Industry voices and short quotes
• On pricing and remediation: Genworth told investors that “premium rate increases and associated benefit reductions…are critical to the business.” (investor.genworth.com)
• On the scale of transfers: Manulife described closing “the largest long‑term care reinsurance transaction in 1Q24” and completing a second large LTC reinsurance transaction within 12 months. (sec.gov)
• On policy‑review coordination: the NAIC framed the LTC Framework as aiming to “establish a consistent national approach to reviewing long‑term care insurance rates.” (sec.gov)

Policy options and pressures ahead
Experts and filings point to several policy and industry approaches that could reduce future systemic stress. They include: tighter product design and pricing standards for new LTC offerings; greater use of reinsurance and coinsurance to move risk to capitalized specialist buyers; clearer multi‑state regulatory procedures to streamline actuarially justified rate approvals; expanded use of non‑forfeiture or value‑preservation options to protect vulnerable policyholders; and potential public‑private partnerships or social‑insurance approaches to cover catastrophic care needs.
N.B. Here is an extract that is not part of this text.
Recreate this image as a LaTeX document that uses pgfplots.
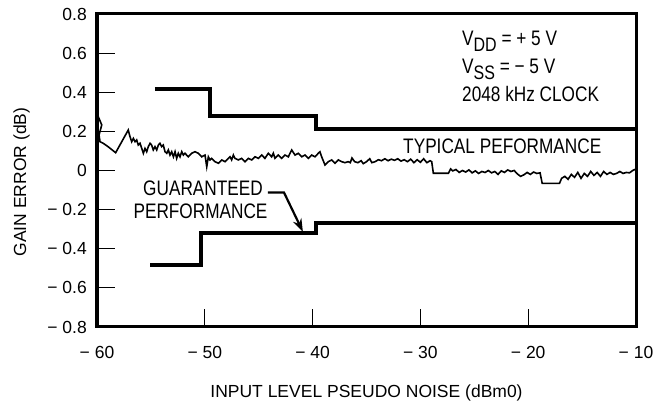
\documentclass[border=0pt]{standalone}
\usepackage{fontspec}
\setmainfont{Liberation Sans}
\newfontfamily\narrowfont[FakeStretch=0.82]{Liberation Sans}
\usepackage{pgfplots}
\pgfplotsset{compat=1.18}
\usetikzlibrary{arrows.meta}

% measured typical gain error trace
\pgfplotstableread{
x y
-60.00 0.280
-59.88 0.275
-59.56 0.233
-59.81 0.181
-59.72 0.147
-59.42 0.139
-58.98 0.122
-58.27 0.091
-57.10 0.207
-56.94 0.173
-56.78 0.147
-56.63 0.164
-56.47 0.147
-56.32 0.156
-56.17 0.130
-56.01 0.139
-55.85 0.113
-55.70 0.088
-55.55 0.113
-55.39 0.096
-55.24 0.122
-55.08 0.139
-54.93 0.130
-54.78 0.105
-54.62 0.122
-54.46 0.105
-54.31 0.130
-54.16 0.139
-54.00 0.122
-53.85 0.130
-53.69 0.096
-53.53 0.088
-53.38 0.105
-53.23 0.079
-53.07 0.096
-52.91 0.070
-52.76 0.096
-52.61 0.062
-52.46 0.088
-52.30 0.070
-52.14 0.096
-51.99 0.079
-51.84 0.088
-51.53 0.070
-51.22 0.088
-50.91 0.096
-50.60 0.088
-50.29 0.070
-49.98 0.079
-49.82 0.019
-49.67 0.070
-49.52 0.054
-49.36 0.062
-49.05 0.045
-48.74 0.037
-48.43 0.054
-48.12 0.045
-47.82 0.062
-47.66 0.070
-47.51 0.054
-47.35 0.079
-47.20 0.062
-46.89 0.054
-46.58 0.062
-46.27 0.045
-45.96 0.062
-45.65 0.054
-45.34 0.070
-45.03 0.062
-44.72 0.079
-44.42 0.062
-44.11 0.088
-43.80 0.070
-43.64 0.088
-43.49 0.062
-43.18 0.079
-42.87 0.062
-42.56 0.079
-42.25 0.070
-41.94 0.105
-41.63 0.079
-41.32 0.088
-41.01 0.070
-40.71 0.079
-40.40 0.062
-40.09 0.079
-39.78 0.070
-39.47 0.088
-39.32 0.096
-39.16 0.070
-38.85 0.028
-38.54 0.045
-38.23 0.054
-37.92 0.037
-37.61 0.054
-37.30 0.045
-37.00 0.040
-36.70 0.045
-36.50 0.040
-36.35 0.064
-36.10 0.045
-35.80 0.040
-35.50 0.050
-35.30 0.035
-35.00 0.045
-34.70 0.060
-34.50 0.040
-34.20 0.045
-33.90 0.055
-33.60 0.050
-33.30 0.060
-33.00 0.050
-32.70 0.058
-32.40 0.052
-32.10 0.060
-31.80 0.048
-31.50 0.055
-31.20 0.045
-30.90 0.058
-30.60 0.040
-30.30 0.055
-30.00 0.042
-29.70 0.060
-29.40 0.040
-29.10 0.050
-28.95 0.045
-28.80 -0.014
-28.00 -0.014
-27.40 -0.014
-27.20 0.008
-27.00 -0.002
-26.70 0.005
-26.40 -0.010
-26.10 0.000
-25.80 -0.008
-25.50 0.003
-25.20 -0.012
-24.90 -0.002
-24.60 -0.015
-24.30 -0.005
-24.00 -0.010
-23.70 0.000
-23.40 -0.012
-23.10 -0.005
-22.80 -0.020
-22.50 -0.002
-22.20 -0.010
-21.90 0.003
-21.60 -0.005
-21.30 0.000
-21.00 -0.018
-20.70 -0.030
-20.40 -0.022
-20.10 -0.010
-19.80 -0.020
-19.50 -0.008
-19.20 -0.015
-18.90 -0.012
-18.70 -0.066
-17.10 -0.066
-16.90 -0.040
-16.60 -0.030
-16.30 -0.045
-16.00 -0.020
-15.70 -0.035
-15.40 -0.010
-15.10 -0.040
-14.80 -0.015
-14.50 -0.030
-14.20 -0.005
-13.90 -0.025
-13.60 -0.010
-13.30 -0.030
-13.00 -0.005
-12.70 -0.020
-12.40 -0.010
-12.10 -0.020
-11.80 -0.015
-11.50 -0.005
-11.20 -0.015
-10.90 -0.010
-10.60 -0.012
-10.30 0.000
-10.00 0.008
}\typical

\begin{document}
\begin{tikzpicture}
\begin{axis}[
    scale only axis,
    width=539pt, height=313pt,
    xmin=-60, xmax=-10,
    ymin=-0.8, ymax=0.8,
    axis line style={line width=3pt},
    tick align=inside,
    xtick pos=bottom, ytick pos=left,
    major tick length=18pt,
    tick style={line width=1.2pt, black},
    xtick={-60,-50,-40,-30,-20,-10},
    xticklabels={−\kern0.28em60,−\kern0.28em50,−\kern0.28em40,−\kern0.28em30,−\kern0.28em20,−\kern0.28em10},
    ytick={-0.8,-0.6,-0.4,-0.2,0,0.2,0.4,0.6,0.8},
    yticklabels={−\kern0.28em0.8,−\kern0.28em0.6,−\kern0.28em0.4,−\kern0.28em0.2,0,0.2,0.4,0.6,0.8},
    tick label style={font=\fontsize{17.5}{20}\selectfont},
    xticklabel style={inner sep=0pt, anchor=north, yshift=-19pt},
    yticklabel style={inner sep=0pt, anchor=east, xshift=-10pt},
    label style={font=\fontsize{17.5}{20}\selectfont},
    xlabel={INPUT LEVEL PSEUDO NOISE (dBm0)},
    ylabel={GAIN ERROR (dB)},
    xlabel style={at={(axis description cs:0.5,-0.211)}, anchor=center},
    ylabel style={at={(axis description cs:-0.1397,0.463)}, anchor=center},
]

% guaranteed limits
\addplot[black, line width=4pt, mark=none] coordinates {
    (-54.62,0.417)(-49.52,0.417)(-49.52,0.280)(-39.68,0.280)(-39.68,0.212)(-10,0.212)
};
\addplot[black, line width=4pt, mark=none] coordinates {
    (-55.08,-0.482)(-50.35,-0.482)(-50.35,-0.320)(-39.68,-0.320)(-39.68,-0.267)(-10,-0.267)
};

% typical performance
\addplot[black, line width=1.6pt, mark=none] table[x=x, y=y] {\typical};

\node[anchor=base west, inner sep=0pt, font=\narrowfont\fontsize{21}{24}\selectfont]
    at (axis cs:-26.14,0.6364) {V\raisebox{-6pt}{\fontsize{19.5}{20}\selectfont DD} = + 5 V};
\node[anchor=base west, inner sep=0pt, font=\narrowfont\fontsize{21}{24}\selectfont]
    at (axis cs:-26.14,0.4968) {V\raisebox{-6pt}{\fontsize{19.5}{20}\selectfont SS} = − 5 V};
\node[anchor=base west, inner sep=0pt, font=\narrowfont\fontsize{21}{24}\selectfont]
    at (axis cs:-26.14,0.3516) {2048 kHz CLOCK};
\node[anchor=base west, inner sep=0pt, font=\narrowfont\fontsize{21}{24}\selectfont]
    at (axis cs:-31.61,0.0878) {TYPICAL PEFORMANCE};
\node[anchor=base west, inner sep=0pt, font=\narrowfont\fontsize{21}{24}\selectfont]
    at (axis cs:-55.73,-0.1254) {GUARANTEED};
\node[anchor=base west, inner sep=0pt, font=\narrowfont\fontsize{21}{24}\selectfont]
    at (axis cs:-56.63,-0.2445) {PERFORMANCE};

\draw[line width=2.2pt, -{Stealth[length=13pt,width=9pt]}]
    (axis cs:-44.14,-0.113) -- (axis cs:-42.65,-0.113) -- (axis cs:-40.9,-0.313);
\end{axis}
\path ([shift={(-97pt,-77pt)}]current axis.south west) rectangle ([shift={(24pt,14pt)}]current axis.north east);
\end{tikzpicture}
\end{document}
The OECD underscores that demographic change will push public and private LTC spending higher, meaning private LTC markets will likely remain an important but volatile piece of broader care financing systems. (oecd.org)

What consumers should watch
Policyholders with legacy LTC coverage should track company filings and state insurance‑department notices about rate filings, benefit elections and transfer proposals; many states require direct notice to affected policyholders when reinsurance transactions, coinsurance transfers or run‑off sales affect contractual administration. Regulators say approved rate increases are intended to preserve the solvency of the block so policyholder benefits remain payable; consumer advocates argue for strong disclosure, low‑income relief options and careful oversight of large retroactive hikes. Filings suggest insurers expect premium burdens on older cohorts to rise materially in some cases absent public policy changes. (investor.genworth.com)

Conclusion — a structural problem requiring structural answers
The long‑term care stress now visible in insurer financials and market activity is not a short‑term accounting glitch. It is the product of decades‑old pricing, demographic shifts, and changing care economics that have collided with modern capital and regulatory realities. Insurers, regulators and market participants are responding: by seeking rate relief, strengthening reserves, structuring reinsurance and attracting run‑off capital. Those actions can stabilize the industry but also produce near‑term consumer pain in the form of higher premiums or reduced benefits. Absent broader reform of how societies finance aging and care, the insurance industry’s adjustment may continue to be both painful and protracted. (oecd.org)

Sources: Company annual reports and SEC filings from Genworth Financial and Manulife Financial; U.S. insurer statutory and management discussion filings; OECD report on ageing and long‑term care expenditure projections; NAIC long‑term care rate‑review materials and company public filings (see cited documents).